05. Feb, 2010

Traveling Across Bolivia by Bus

Traveling Across Bolivia by Bus

After saying our goodbyes to Vanessa and Jesse, we headed towards the bus terminal. Of course, it started raining along the way. Or maybe I should say pouring! And lucky us, it even started to hail too! What this means, is that streets are totally flooded and traffic comes to a complete standstill at certain points. The city bus we were on, was never going to make it in time for us to catch our other bus to Santa Cruz. So we hopped out of our bus, flagged down a taxi and got to the bus terminal with about 2 minutes to spare. Drenched and soaking wet, we rain into the bus terminal hoping to catch our bus on time. Turns out, the bus had been delayed another hour because of the rain. So we still had plenty of time to kill.

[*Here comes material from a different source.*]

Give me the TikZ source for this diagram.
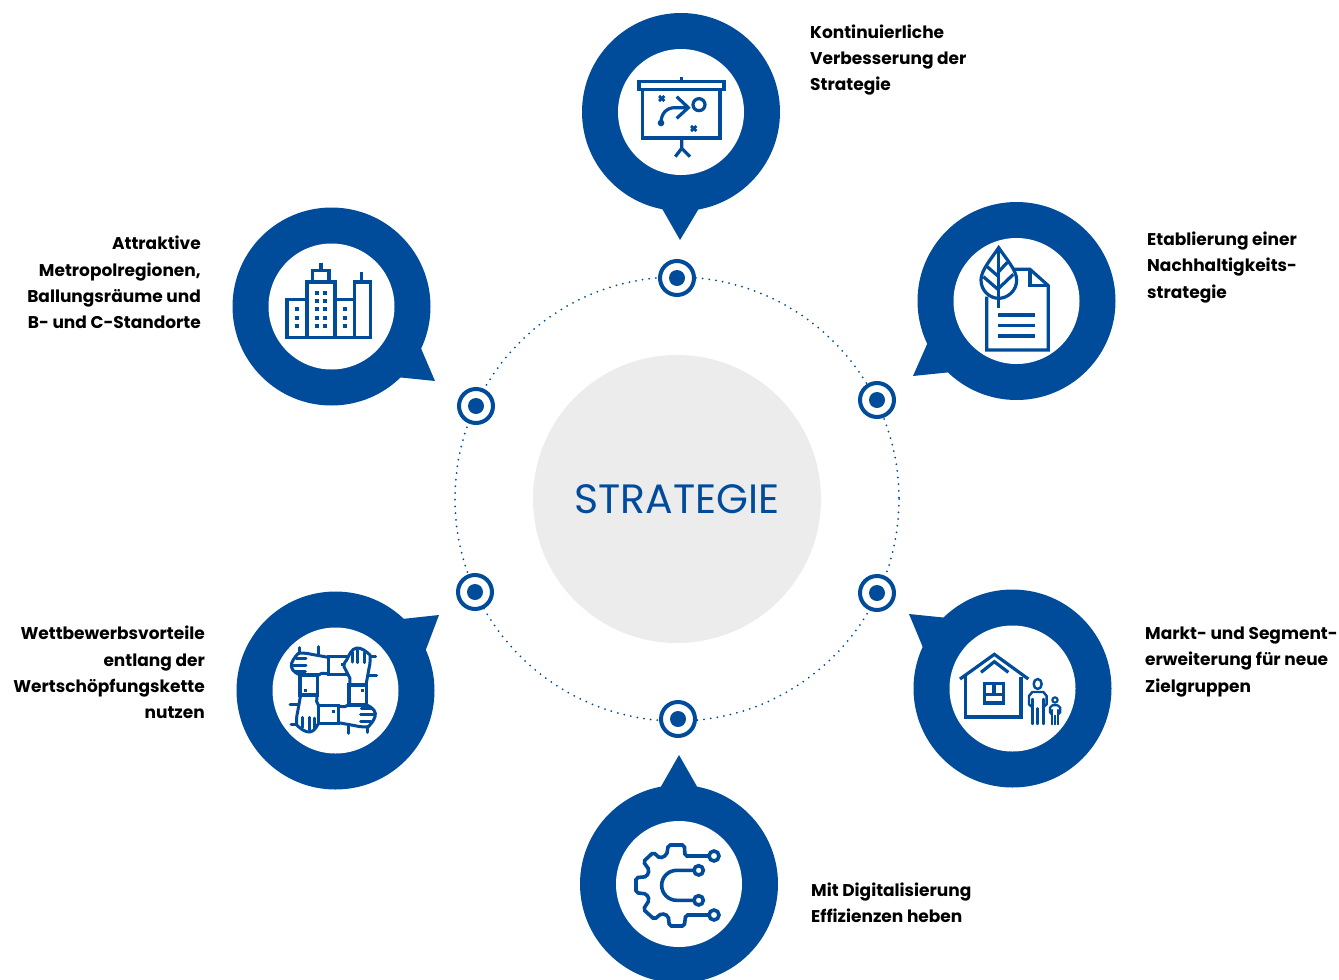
\documentclass[tikz,border=0pt]{standalone}
\usepackage{fontspec}
\setmainfont{Poppins}
\definecolor{brand}{HTML}{004C9B}
\definecolor{disc}{HTML}{ECECEC}
\tikzset{
  px/.style={x=1pt,y=-1pt},
  ring/.style={circle,draw=brand,line width=4pt,fill=white,minimum size=34pt,inner sep=0pt},
  core/.style={circle,fill=brand,minimum size=16pt,inner sep=0pt},
  hole/.style={circle,fill=white,minimum size=126pt,inner sep=0pt},
  lbl/.style={font=\bfseries\fontsize{17}{26.3}\selectfont,text=black,inner sep=0pt},
  ic/.style={draw=brand,line width=3.2pt,line join=miter},
  ict/.style={draw=brand,line width=3pt,line join=round,line cap=round},
}
\newcommand{\pinshape}[5]{%
  \fill[brand] (#1) circle[radius=99];
  \fill[brand] (#3) -- (#2) -- (#4) -- cycle;
  \node[hole] (#5) at (#1) {};
}
\newcommand{\bullt}[2]{%
  \node[ring] (r#1) at (#2) {};
  \node[core] (c#1) at (#2) {};
}
\newcommand{\handunit}{%
  \draw[ict,fill=white] (175,97) -- (125,88) .. controls (110,84) and (95,84) .. (85,85) .. controls (75,95) and (62,112) .. (64,125) .. controls (66,140) and (85,148) .. (100,155) .. controls (108,162) and (115,165) .. (120,163) -- (155,145) -- (175,146);
  \draw[ict] (78,101) -- (108,101) (70,122) -- (108,122) (76,139) -- (106,139);
  \draw[ict] (88,68) -- (88,84) (146,65) -- (146,90);
  \draw[ic,fill=white] (175,95) rectangle (235,148);
}
\begin{document}
\begin{tikzpicture}[px]
\useasboundingbox (0,0) rectangle (1339,980);
\draw[brand,line width=2pt,line cap=round,dash pattern=on 0pt off 6.7pt] (677,499) circle[radius=222];
\node[circle,fill=disc,minimum size=288pt,inner sep=0pt,text=brand,font=\fontsize{41}{41}\selectfont] (centre) at (677,499) {\raisebox{-3pt}{STRATEGIE}};
\bullt{a}{677,278}\bullt{b}{877,400}\bullt{c}{877,593}\bullt{d}{678,719}\bullt{e}{475,592}\bullt{f}{476,406}

\pinshape{681,112}{680,240}{660,205}{701,205}{pa}
\pinshape{1016.5,301}{913,376}{928,342}{952,372}{pb}
\pinshape{1012.5,688.5}{909,614}{948,618}{924,650}{pc}
\pinshape{679,884}{679,755}{659,790}{699,790}{pd}
\pinshape{335.5,690.5}{439,615}{402,619}{425,652}{pe}
\pinshape{331.5,306.5}{435,381}{420,346}{396,377}{pf}

% icon 1: presentation board
\begin{scope}[shift={(610,40)},scale=1/3]
\draw[ic] (87,124) rectangle (342,148);
\draw[ic] (215,112) -- (215,124);
\draw[ic] (97,148) -- (97,294) -- (330,294) -- (330,148);
\draw[ic] (215,294) -- (215,325) (196,350) -- (215,325) -- (240,350);
\draw[ic,line width=2.8pt] (147,168) -- (163,183) (163,168) -- (147,183);
\draw[ic,line width=2.8pt] (243,258) -- (259,273) (259,258) -- (243,273);
\fill[brand] (153,249) circle[radius=10];
\draw[ic] (153,249) .. controls (153,220) and (170,203) .. (195,203) -- (235,203);
\draw[ic] (200,170) -- (235,203) -- (200,235);
\draw[ic] (267,194) circle[radius=18];
\end{scope}

% icon 2: document and leaf
\begin{scope}[shift={(950,235)},scale=1/3]
\draw[ic] (190,103) -- (240,103) -- (295,152) -- (295,345) -- (110,345) -- (110,185);
\draw[ic] (240,103) -- (240,152) -- (295,152);
\draw[ic] (145,240) -- (255,240) (145,272) -- (255,272) (145,303) -- (255,303);
\draw[ic,fill=white] (146,38) .. controls (125,70) and (93,105) .. (93,135) .. controls (93,168) and (120,190) .. (146,190) .. controls (172,190) and (200,168) .. (200,135) .. controls (200,105) and (167,70) .. (146,38) -- cycle;
\draw[ic] (146,38) -- (146,220);
\draw[ic] (146,125) -- (108,92) (146,165) -- (100,125) (146,110) -- (172,82) (146,160) -- (190,118);
\end{scope}

% icon 3: house and people
\begin{scope}[shift={(945,625)},scale=1/3]
\draw[ic] (45,162) -- (148,88) -- (250,162);
\draw[ic] (108,142) -- (148,110) -- (190,142);
\draw[ic] (62,150) -- (62,276) -- (228,276) -- (228,155);
\draw[ic] (118,176) rectangle (176,234);
\draw[ic] (118,208) -- (176,208) (147,176) -- (147,208);
\draw[ict,line width=2.4pt] (278,177) ellipse[x radius=12,y radius=15];
\draw[ict,line width=2.4pt] (260,245) -- (252,238) -- (252,213) -- (262,201) -- (295,201) -- (305,213) -- (305,238) -- (297,245);
\draw[ict,line width=2.4pt] (262,297) -- (262,222) (295,297) -- (295,222) (278,297) -- (278,250);
\draw[ict,line width=2.2pt] (330,225) circle[radius=8];
\draw[ict,line width=2.2pt] (320,268) -- (315,262) -- (315,248) -- (322,241) -- (338,241) -- (346,248) -- (346,262) -- (340,268);
\draw[ict,line width=2.2pt] (322,298) -- (322,255) (338,298) -- (338,255) (330,298) -- (330,272);
\end{scope}

% icon 4: gear
\begin{scope}[shift={(615,820)},scale=1/3]
\draw[ic,line width=3.6pt,rounded corners=2pt] (285,108) -- (210,108) -- (208,75) -- (160,75) -- (155,105) -- (135,115) -- (115,97) -- (85,125) -- (103,150) -- (95,170) -- (63,173) -- (63,218) -- (95,222) -- (103,240) -- (85,268) -- (118,298) -- (140,280) -- (160,288) -- (163,318) -- (208,318) -- (212,285) -- (285,285);
\draw[ic,line width=3.6pt] (297,108) circle[radius=15] (297,285) circle[radius=15] (251,151) circle[radius=14] (251,241) circle[radius=14];
\draw[ic,line width=3.6pt] (237,151) -- (185,151) arc[start angle=270,end angle=90,radius=45] -- (237,241);
\end{scope}

% icon 5: four hands
\begin{scope}[shift={(270,625)},scale=1/3]
\handunit
\begin{scope}[rotate around={90:(190,195)}]\handunit\end{scope}
\begin{scope}[rotate around={180:(190,195)}]\handunit\end{scope}
\begin{scope}[rotate around={270:(190,195)}]\handunit\end{scope}
\foreach \p in {(218,118),(277,195),(190,258),(107,197)} \fill[brand] \p ++(-4.5,-4.5) rectangle ++(9,9);
\end{scope}

% icon 6: city
\begin{scope}[shift={(265,240)},scale=1/3]
\draw[ic] (66,178) rectangle (126,292);
\draw[ic] (126,126) rectangle (210,292);
\draw[ic] (210,178) rectangle (268,292);
\draw[ic] (268,126) rectangle (316,292);
\draw[ic] (143,92) rectangle (192,126);
\draw[ic] (168,68) -- (168,92) (290,95) -- (290,126);
\foreach \yy in {158,183,208,233,258} \foreach \xx in {155,181} \fill[brand] (\xx-6,\yy-6) rectangle ++(12,12);
\foreach \yy in {208,233,258} \foreach \xx in {97,239} \fill[brand] (\xx-6,\yy-6) rectangle ++(12,12);
\end{scope}

\node[lbl,anchor=west,align=left] (ta) at (810,60) {Kontinuierliche\\Verbesserung der\\Strategie};
\node[lbl,anchor=west,align=left] (tb) at (1147,267.5) {Etablierung einer\\Nachhaltigkeits-\\strategie};
\node[lbl,anchor=west,align=left] (tc) at (1145,662) {Markt- und Segment-\\erweiterung für neue\\Zielgruppen};
\node[lbl,anchor=west,align=left] (td) at (811,903) {Mit Digitalisierung\\Effizienzen heben};
\node[lbl,anchor=east,align=right] (te) at (205,672.5) {Wettbewerbsvorteile\\entlang der\\Wertschöpfungskette\\nutzen};
\node[lbl,anchor=east,align=right] (tf) at (201,282.5) {Attraktive\\Metropolregionen,\\Ballungsräume und\\B- und C-Standorte};
\end{tikzpicture}
\end{document}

Once on our to Santa Cruz bus, the ride was basically uneventful. Paying an extra 10 Bolivianos to get a semi-cama bus was well worth it. Approximately 18 hours and 130 B’s later, we arrived in Santa Cruz. Santa Cruz has a very large and nice terminal. You can take the bus or the train into Brazil from here. Everyone wants to help. Or maybe I should say, everyone wants your business. This may be intimidating, or it may be good, depending on how you look at it. Since competition abounds, prices get competitive. We found the prices ranging from 130 B’s to 80 B’s to get from Santa Cruz to the border town of Quijarro. We opted for the 80 B bus which left at 5:30pm. We had 7 hours to kill. So we checkout our bags in and decided to explore the town.

Santa Cruz really has nothing to offer. Right across from the bus terminal is what looked like a very nice hotel. A beautiful reception room, a pool, restaurant area, and more. We asked, and the price was 35 B’s per night, or $5USD. Gotta love Bolivia and it’s prices. This was obviously upper end, because you can get hostels in La Paz for 10 B. Continuing our journey, we walked a couple miles and found a Grocery Store with all the modern conveniences of home. I knew we had another long night ahead of us, so I bought some water, peanuts, yogurt, and a donut. Half was for lunch, the other half I would save for my overnight bus trip.

It was hot, finally! A nice change from being cold, and at altitude for so long. The walk back to the bus terminal found me pretty wet with sweat. But I wasn’t complaining. Once in the bus terminal, I still had another hour till the bus was to depart. Sitting on a bench, with 500 other people around me, eating peanuts, INTERPOL police picked me out and decided to check my documentation. Why I was targeted, I have no idea. But lucky for me, it was an uneventful 15 minutes of interrogation. Soon, I was out of the INTERPOL office and boarding the bus to Quijarro.

This bus was a little different. Right away we knew why it was only 80 B. It was closer to a chicken bus than a real bus. If you know what an OMSA is, it was a little like that. The seat I picked out was specifically for watching the TV. Except that there was no TV there. Instead, there was a speaker tied above my head with strips of an inner tube from an old tire. Oh well, the price was right.

The night was long and rough. The road was muddy, full of water in some places, not paved, and bumpy as can be. Time after time we would stop, or even back up, to allow other oncoming vehicles to pass. And when the road was good, we stopped again and again. This time by drug enforcement agency. Most the time they just wanted to see the documentation of the bus driver and check the baggage. But once, we all were required to exit the bus. They checked everyone’s bags, then checked everyone’s documentation as well. Talking to one of the drug enforcement agents, they explained that along all the roads that exit the country they set up these spot check road blocks. They are looking for coca, marijuana, or other ingredients used to make cocaine. Thirty minutes later, we were on our way again.

Finally we arrived in Quijarro. From that bus depot there, it’s another 5 B taxi right to the border. The border of Bolivia and Brazil is where you get your passport stamped for exiting Bolivia. You still must continue on into the town of Corumba, Brazil to go through passport control and eventually get checked into the country of Brazil. After Quijarro, we walked across the border and waited for the local bus to Corumba. It was a 30 minute ride to Corumba and the immigration office. One bus takes you to a main terminal. And from there, you need to catch another bus to the immigration office and main bus depot.

It was a long 2 days full of sleepless nights, bumpy roads, and sleeping in bus terminals. But finally, we made it to Brazil. Another 2 days or so, and we would finally be in Rio de Janeiro.